Haworth showed up Wednesday in Muskogee County District Court with his attorney, Donn Baker, who announced to visiting Adair County District Judge Jeffrey Payton that Haworth was set to enter a blind plea to manslaughter.
However, Muskogee County District Attorney Larry Moore objected to Payton hearing the plea, and he asked the judge to recuse himself.
Payton had dismissed the manslaughter charge in 2011, but the Oklahoma Court of Criminal Appeals overturned his decision.
Visibly angered by Moore’s request, Payton said the DA was “making a spectacle” of things in front of more than a dozen of Glass’ friends and family members.
Payton, Moore and Baker met behind closed doors and emerged a few minutes later. An agitated Payton said he would reset the plea at his “convenience.”
“The fact that Mr. Moore has issues with me should not have been discussed in front of everyone in open court,” Payton said.
Glass’ family met with Moore for about 45 minutes after the hearing, and then congregated on the bottom floor of the courthouse.

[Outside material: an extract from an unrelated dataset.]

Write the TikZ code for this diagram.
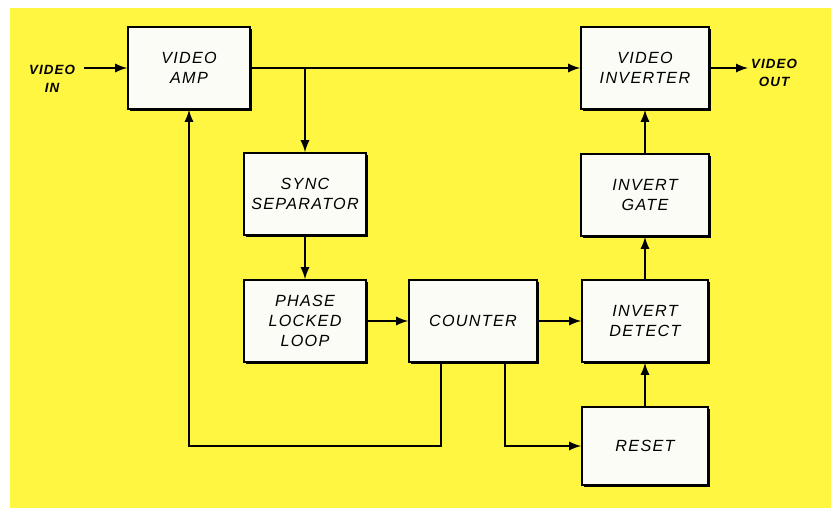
\documentclass[tikz,border=0pt]{standalone}
\usepackage{fontspec}
\usepackage{xcolor}
\usepackage{tikz}
\usetikzlibrary{shadows}
\newfontfamily\hand[LetterSpace=8]{Liberation Sans}
\definecolor{giallo}{RGB}{255,246,66}
\definecolor{carta}{RGB}{252,252,246}

\begin{document}
\begin{tikzpicture}[x=0.025cm, y=-0.025cm,
    block/.style={draw, line width=1.2pt, fill=carta, minimum width=3.05cm, minimum height=2.05cm,
        align=center, font=\hand\itshape\fontsize{11.5}{14}\selectfont,
        drop shadow={shadow xshift=0.06cm, shadow yshift=-0.06cm, fill=black, opacity=1}},
    txt/.style={align=center, font=\hand\bfseries\itshape\fontsize{9.5}{12.5}\selectfont, inner sep=0pt},
    arr/.style={line width=1.9pt, -latex}]

    % Fondo
    \useasboundingbox (0,0) rectangle (831,508);
    \fill[giallo] (10,8) rectangle (831,508);

    % Blocchi
    \node[block] (amp) at (189,68) {VIDEO\\AMP};
    \node[block] (sync) at (305,194) {SYNC\\SEPARATOR};
    \node[block] (pll) at (305,321) {PHASE\\LOCKED\\LOOP};
    \node[block, minimum width=3.2cm] (counter) at (473,321) {COUNTER};
    \node[block, minimum width=3.15cm] (detect) at (645,321) {INVERT\\DETECT};
    \node[block, minimum width=3.15cm, minimum height=1.95cm] (reset) at (645,446) {RESET};
    \node[block, minimum width=3.2cm] (inverter) at (645,68) {VIDEO\\INVERTER};
    \node[block, minimum width=3.2cm] (gate) at (645,195) {INVERT\\GATE};

    % Ingresso e uscita
    \node[txt] (invideo) at (52,79) {VIDEO\\IN};
    \node[txt] (outvideo) at (774,73) {VIDEO\\OUT};
    \coordinate (vin) at (84,68);
    \coordinate (vout) at (748,68);

    % Segnale
    \draw[arr] (vin) -- (amp.west);
    \draw[arr] (amp.east) -- (inverter.west);
    \draw[arr] (amp.east -| sync.north) -- (sync.north);
    \draw[arr] (sync) -- (pll);
    \draw[arr] (pll) -- (counter);
    \draw[arr] (counter) -- (detect);
    \draw[arr] (reset) -- (detect);
    \draw[arr] (detect) -- (gate);
    \draw[arr] (gate) -- (inverter);
    \draw[arr] (inverter.east) -- (vout);

    % Ritorno
    \draw[arr] ([xshift=-0.8cm]counter.south) -- ([xshift=-0.8cm]counter.south |- reset.west) -| (amp.south);
    \draw[arr] ([xshift=0.8cm]counter.south) |- (reset.west);
\end{tikzpicture}
\end{document}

They said they were upset that the judge who dismissed the case was planning to decide Haworth’s sentence.
“It doesn’t sound fair to us,” said Vanessa Glass, the victim’s wife. “He already dismissed it once, and we’re supposed to trust him to give a fair decision?”
Glass’ brother-in-law, Rocky Parks, said he also would like to have a different judge in charge of Haworth’s sentencing.
“The family deserves answers,” he said. “And we deserve to have this heard by a different judge. Something is too fishy.”
Baker said he originally argued that the facts in the case supported a lesser charge of negligent homicide, a misdemeanor.
“The Court of Criminal Appeals disagreed (with the decision to dismiss the case),” Baker said. “So we were up here today to just go ahead and plead blind to manslaughter, but that didn’t happen.”